• Recorded information:
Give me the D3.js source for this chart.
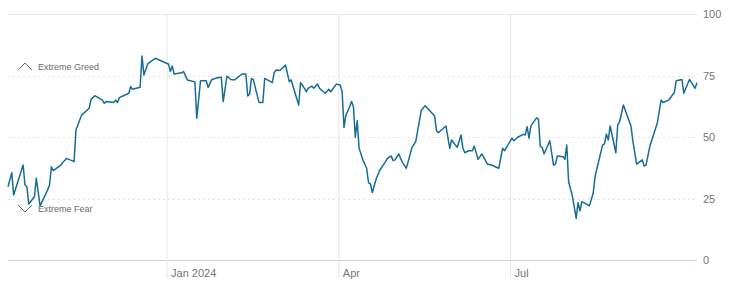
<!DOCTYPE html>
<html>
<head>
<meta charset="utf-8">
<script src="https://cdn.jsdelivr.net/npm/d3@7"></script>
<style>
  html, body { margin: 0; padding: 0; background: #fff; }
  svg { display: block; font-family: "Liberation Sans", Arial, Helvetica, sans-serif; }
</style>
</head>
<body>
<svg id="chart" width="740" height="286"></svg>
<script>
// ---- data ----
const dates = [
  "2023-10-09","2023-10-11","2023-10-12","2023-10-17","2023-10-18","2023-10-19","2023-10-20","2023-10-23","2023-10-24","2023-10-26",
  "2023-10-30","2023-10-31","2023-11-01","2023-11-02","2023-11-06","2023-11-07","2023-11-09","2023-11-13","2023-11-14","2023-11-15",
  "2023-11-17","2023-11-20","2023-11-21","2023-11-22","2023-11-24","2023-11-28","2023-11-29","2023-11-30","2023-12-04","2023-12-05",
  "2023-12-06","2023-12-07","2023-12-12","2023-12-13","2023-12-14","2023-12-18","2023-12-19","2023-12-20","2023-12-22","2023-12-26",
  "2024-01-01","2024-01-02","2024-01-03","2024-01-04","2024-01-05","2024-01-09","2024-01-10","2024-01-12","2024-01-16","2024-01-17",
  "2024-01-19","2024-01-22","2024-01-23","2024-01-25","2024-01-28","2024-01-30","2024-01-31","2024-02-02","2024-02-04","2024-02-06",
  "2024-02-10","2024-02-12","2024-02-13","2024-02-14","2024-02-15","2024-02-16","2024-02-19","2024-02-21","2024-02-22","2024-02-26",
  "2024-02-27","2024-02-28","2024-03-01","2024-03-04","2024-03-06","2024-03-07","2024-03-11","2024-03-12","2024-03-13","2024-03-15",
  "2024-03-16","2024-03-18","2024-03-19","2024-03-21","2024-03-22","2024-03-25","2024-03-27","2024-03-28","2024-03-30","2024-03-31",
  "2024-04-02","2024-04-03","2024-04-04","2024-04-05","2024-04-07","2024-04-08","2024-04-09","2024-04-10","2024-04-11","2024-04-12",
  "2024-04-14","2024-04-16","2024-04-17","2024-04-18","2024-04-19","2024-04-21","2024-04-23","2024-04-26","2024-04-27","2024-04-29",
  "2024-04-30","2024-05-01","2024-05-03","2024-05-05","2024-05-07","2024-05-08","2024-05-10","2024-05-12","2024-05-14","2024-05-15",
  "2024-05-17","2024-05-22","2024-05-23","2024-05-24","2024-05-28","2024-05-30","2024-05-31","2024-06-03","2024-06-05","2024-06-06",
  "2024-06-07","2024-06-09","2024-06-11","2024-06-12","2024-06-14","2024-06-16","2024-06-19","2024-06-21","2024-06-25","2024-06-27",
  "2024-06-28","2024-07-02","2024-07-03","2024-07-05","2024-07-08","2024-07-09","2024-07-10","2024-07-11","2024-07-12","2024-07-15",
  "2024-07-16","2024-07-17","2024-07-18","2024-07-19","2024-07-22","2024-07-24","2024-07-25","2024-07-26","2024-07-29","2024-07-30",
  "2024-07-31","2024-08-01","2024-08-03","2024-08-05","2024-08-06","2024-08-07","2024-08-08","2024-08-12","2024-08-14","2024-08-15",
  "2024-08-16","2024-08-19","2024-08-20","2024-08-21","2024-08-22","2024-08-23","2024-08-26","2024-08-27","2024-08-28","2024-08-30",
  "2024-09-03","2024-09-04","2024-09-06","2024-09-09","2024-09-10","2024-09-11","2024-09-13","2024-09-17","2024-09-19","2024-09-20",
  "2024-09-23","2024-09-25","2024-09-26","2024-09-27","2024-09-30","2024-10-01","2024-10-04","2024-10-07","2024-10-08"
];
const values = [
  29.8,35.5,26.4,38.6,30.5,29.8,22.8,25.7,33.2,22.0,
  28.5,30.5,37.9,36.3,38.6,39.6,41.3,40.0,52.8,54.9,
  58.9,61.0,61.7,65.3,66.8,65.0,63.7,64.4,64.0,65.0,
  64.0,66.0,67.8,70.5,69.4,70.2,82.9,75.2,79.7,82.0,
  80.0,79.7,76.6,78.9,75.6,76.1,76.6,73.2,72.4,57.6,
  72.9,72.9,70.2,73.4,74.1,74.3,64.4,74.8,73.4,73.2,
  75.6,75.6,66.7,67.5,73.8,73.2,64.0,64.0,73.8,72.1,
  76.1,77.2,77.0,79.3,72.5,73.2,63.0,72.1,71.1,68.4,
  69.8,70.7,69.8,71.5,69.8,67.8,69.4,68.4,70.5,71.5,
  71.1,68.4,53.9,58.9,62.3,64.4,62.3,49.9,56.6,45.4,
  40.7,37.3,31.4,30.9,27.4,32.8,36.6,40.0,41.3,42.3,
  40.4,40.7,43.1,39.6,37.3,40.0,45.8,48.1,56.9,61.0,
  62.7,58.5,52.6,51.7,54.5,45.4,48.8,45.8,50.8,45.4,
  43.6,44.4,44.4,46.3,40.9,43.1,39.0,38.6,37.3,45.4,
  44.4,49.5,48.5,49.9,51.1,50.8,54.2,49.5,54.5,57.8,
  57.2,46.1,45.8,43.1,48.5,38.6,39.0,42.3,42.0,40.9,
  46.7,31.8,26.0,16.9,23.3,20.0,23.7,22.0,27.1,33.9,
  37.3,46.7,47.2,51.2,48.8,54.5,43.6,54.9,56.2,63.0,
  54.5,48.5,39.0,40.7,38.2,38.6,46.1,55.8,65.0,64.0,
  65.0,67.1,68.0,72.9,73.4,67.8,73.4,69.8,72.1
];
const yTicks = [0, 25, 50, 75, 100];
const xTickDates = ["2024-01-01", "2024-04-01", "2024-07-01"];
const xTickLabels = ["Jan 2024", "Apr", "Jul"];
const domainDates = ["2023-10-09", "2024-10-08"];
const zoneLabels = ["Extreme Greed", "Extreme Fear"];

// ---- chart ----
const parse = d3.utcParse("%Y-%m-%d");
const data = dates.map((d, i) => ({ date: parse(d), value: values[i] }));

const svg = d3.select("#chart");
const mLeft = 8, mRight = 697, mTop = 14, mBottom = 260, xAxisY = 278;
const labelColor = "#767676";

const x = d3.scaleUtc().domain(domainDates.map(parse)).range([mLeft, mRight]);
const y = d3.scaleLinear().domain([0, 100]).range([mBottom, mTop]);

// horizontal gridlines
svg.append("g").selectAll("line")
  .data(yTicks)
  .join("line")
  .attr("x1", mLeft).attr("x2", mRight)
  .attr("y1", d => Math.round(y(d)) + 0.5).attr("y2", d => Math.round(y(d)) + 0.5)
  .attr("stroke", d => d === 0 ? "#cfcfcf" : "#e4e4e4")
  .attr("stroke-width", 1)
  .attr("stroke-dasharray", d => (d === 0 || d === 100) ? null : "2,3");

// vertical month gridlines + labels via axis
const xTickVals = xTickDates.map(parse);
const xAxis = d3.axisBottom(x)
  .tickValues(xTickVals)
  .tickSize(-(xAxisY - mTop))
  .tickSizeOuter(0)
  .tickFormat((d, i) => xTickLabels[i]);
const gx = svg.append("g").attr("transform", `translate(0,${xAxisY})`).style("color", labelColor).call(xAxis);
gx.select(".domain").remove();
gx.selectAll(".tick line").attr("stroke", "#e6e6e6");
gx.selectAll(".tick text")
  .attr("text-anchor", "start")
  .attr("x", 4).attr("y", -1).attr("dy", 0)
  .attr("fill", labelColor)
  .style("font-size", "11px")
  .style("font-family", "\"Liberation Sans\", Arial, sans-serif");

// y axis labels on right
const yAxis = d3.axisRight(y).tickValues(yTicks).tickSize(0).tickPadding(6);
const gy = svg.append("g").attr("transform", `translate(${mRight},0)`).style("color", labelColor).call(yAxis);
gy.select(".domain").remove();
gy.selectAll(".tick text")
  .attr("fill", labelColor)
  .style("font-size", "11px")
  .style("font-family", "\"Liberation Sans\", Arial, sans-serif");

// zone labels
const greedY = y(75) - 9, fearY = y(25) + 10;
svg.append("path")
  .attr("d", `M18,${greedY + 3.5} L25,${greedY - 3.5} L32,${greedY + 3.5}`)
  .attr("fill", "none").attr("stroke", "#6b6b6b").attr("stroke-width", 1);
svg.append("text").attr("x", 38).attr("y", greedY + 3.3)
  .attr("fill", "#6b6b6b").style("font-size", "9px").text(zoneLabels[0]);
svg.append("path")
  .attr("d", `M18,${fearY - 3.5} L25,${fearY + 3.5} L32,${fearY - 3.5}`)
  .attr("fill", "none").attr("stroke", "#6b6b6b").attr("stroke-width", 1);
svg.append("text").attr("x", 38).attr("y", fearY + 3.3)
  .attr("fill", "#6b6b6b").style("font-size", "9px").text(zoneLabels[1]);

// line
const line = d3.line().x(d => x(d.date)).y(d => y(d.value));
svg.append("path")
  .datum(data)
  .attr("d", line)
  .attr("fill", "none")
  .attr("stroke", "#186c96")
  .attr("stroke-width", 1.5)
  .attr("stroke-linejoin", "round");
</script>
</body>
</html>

• Problem to solve:
Say, as a number only, how many lines of the data contain "chart".

• Solution to the exercise:
4